Needless to say this track record has meant the rest of the world doesn't
really trust the quality controls or management of the US ag industry.

So now we can look at to today's chlorinated chicken. US industry claims that
they perform a chlorine wash of the chickens they produce to remove microbes
to make it safer. The obvious response from other countries is "we don't need
to do this, and your industry has a bad track record, so we think your
chlorine wash is an attempt to cover up poor sanitation in your facilities".

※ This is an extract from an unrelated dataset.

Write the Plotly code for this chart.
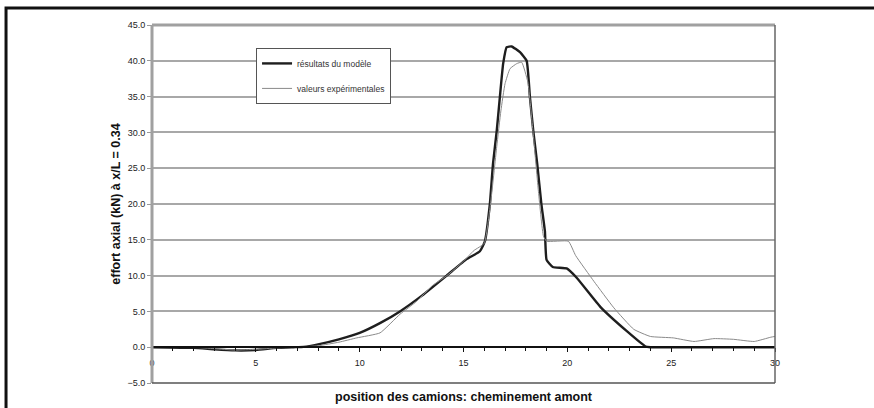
import plotly.graph_objects as go

# Axial force at x/L = 0.34 versus truck position (upstream path)
model_x = [0, 2, 3, 4, 5, 6, 6.8, 7.3, 8, 9, 10, 11, 11.94, 13, 14.19, 15.15, 15.79,
           16.03, 16.27, 16.42, 16.6, 16.75, 16.91, 17.08, 17.32, 17.72, 18.04,
           18.2, 18.36, 18.55, 18.75, 18.92, 19.0, 19.3, 19.97, 20.45, 21.6,
           22.88, 23.77, 24.0, 30]
model_y = [0, -0.1, -0.3, -0.45, -0.4, -0.1, 0, 0.05, 0.4, 1.1, 2.0, 3.4, 5.0, 7.2, 10.0, 12.3, 13.4,
           14.8, 20.0, 25.6, 30.2, 34.9, 39.6, 41.9, 42.0, 41.2, 40.0,
           34.9, 30.2, 25.6, 20.0, 16.2, 12.2, 11.2, 11.0, 9.7, 5.6,
           2.2, 0.1, 0, 0]

exp_x = [0, 2, 3, 4, 5, 6, 7, 8, 9, 9.86, 10.98, 11.94, 12.74, 13.5, 14.2, 15.0, 15.5,
         16.0, 16.3, 16.6, 16.8, 17.0, 17.24, 17.56, 17.8, 18.1, 18.35, 18.6, 18.85,
         19.0, 20.05, 20.4, 21.28, 22.24, 23.2, 24.0, 25.1, 26.1, 27.06, 28.0, 29.0,
         29.8, 30]
exp_y = [0, 0, -0.2, -0.4, -0.3, -0.1, 0, 0.2, 0.7, 1.3, 2.0, 4.6, 6.4, 8.6, 10.0, 12.0, 13.5,
         14.5, 20.0, 28.0, 33.0, 36.8, 38.9, 39.6, 39.8, 37.0, 30.0, 22.0, 15.5,
         14.8, 14.8, 12.8, 9.2, 5.5, 2.5, 1.5, 1.3, 0.8, 1.2, 1.1, 0.8,
         1.4, 1.5]

series_names = ["résultats du modèle", "valeurs expérimentales"]
x_ticks = [0, 5, 10, 15, 20, 25, 30]
y_ticks = [-5, 0, 5, 10, 15, 20, 25, 30, 35, 40, 45]

FONT = "Liberation Sans, Arial, sans-serif"

fig = go.Figure()
fig.add_trace(go.Scatter(
    x=model_x, y=model_y, mode="lines", name=series_names[0],
    line=dict(color="#1e1e1e", width=2.4, shape="spline", smoothing=0.4),
    legendgroup="a",
))
fig.add_trace(go.Scatter(
    x=exp_x, y=exp_y, mode="lines", name=series_names[1],
    line=dict(color="#8a8a8a", width=1, shape="spline", smoothing=0.4),
    legendgroup="b",
))

fig.update_layout(
    width=874, height=408,
    margin=dict(l=152, r=99, t=25, b=25),
    paper_bgcolor="white", plot_bgcolor="white",
    font=dict(family=FONT, color="#222"),
    showlegend=True,
    legend=dict(
        x=0.167, y=0.936, xanchor="left", yanchor="top",
        bordercolor="#555", borderwidth=1, bgcolor="white",
        font=dict(size=8.5, color="#333"),
        traceorder="grouped", tracegroupgap=6,
        itemwidth=30,
    ),
    xaxis=dict(
        range=[0, 30], tickvals=x_ticks, ticktext=[str(v) for v in x_ticks],
        anchor="free", position=0.1,
        showline=True, linecolor="#111", linewidth=1.5,
        ticks="outside", ticklen=4, tickcolor="#111",
        minor=dict(dtick=1, ticks="outside", ticklen=3, tickcolor="#111"),
        showgrid=False, zeroline=False,
        tickfont=dict(size=9, color="#222"),
        ticklabelstandoff=3,
    ),
    yaxis=dict(
        range=[-5, 45], tickvals=y_ticks, tickformat=".1f",
        showline=False,
        ticks="outside", ticklen=4, tickcolor="#999",
        showgrid=True, gridcolor="#a8a8a8", gridwidth=2,
        zeroline=False,
        tickfont=dict(size=9, color="#222"),
        title=dict(text="<b>effort axial (kN) à x/L = 0.34</b>",
                   font=dict(size=12.5, color="#111"), standoff=4),
    ),
    shapes=[
        # plot-area frame
        dict(type="line", xref="paper", yref="paper", x0=0, x1=1, y0=1, y1=1,
             line=dict(color="#a0a0a0", width=3), layer="above"),
        dict(type="line", xref="paper", yref="paper", x0=0, x1=0, y0=0, y1=1,
             line=dict(color="#a0a0a0", width=3), layer="above"),
        dict(type="line", xref="paper", yref="paper", x0=1, x1=1, y0=0, y1=1,
             line=dict(color="#666", width=1.5), layer="above"),
        dict(type="line", xref="paper", yref="paper", x0=0, x1=1, y0=0, y1=0,
             line=dict(color="#555", width=1.5), layer="above"),
        # outer chart border
        dict(type="rect", xref="paper", yref="paper", x0=-0.2343, x1=1.3, y0=-0.2, y1=1.0475,
             line=dict(color="#111", width=3), layer="above"),
    ],
    annotations=[
        dict(text="<b>position des camions: cheminement amont</b>",
             xref="paper", yref="paper", x=0.5, y=-0.039, yanchor="middle",
             showarrow=False, font=dict(size=12.5, color="#111")),
    ],
)

fig.write_html("out.html")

Honestly there are other US ag processes that I think are much worse than this
- chlorinated chicken seems to be a case of something that taken in isolation
wouldn't be strictly be terrible, but the surrounding context makes it
suspicious.

------
evgen
Thankfully there is not going to be any US trade deal until after the election
and most likely not until several months after the Biden administration gets
down to work. The UK will get hosed by the deal no matter how it goes, but the
US House is not going to pass any sort of deal that might, even for a single
second, make Trump look good (and screwing Boris is just the cherry on top) so
I am not quite sure why the UK even bothers to try. The release of information
like this does nothing but hurt the Tories, shows everyone how desperate they
are now that the winds of no-deal are starting to blow across the channel, and
even a casual observer knows what a fools errand it it. If anything this shows
the Tory negotiators to be incompetent for even trying...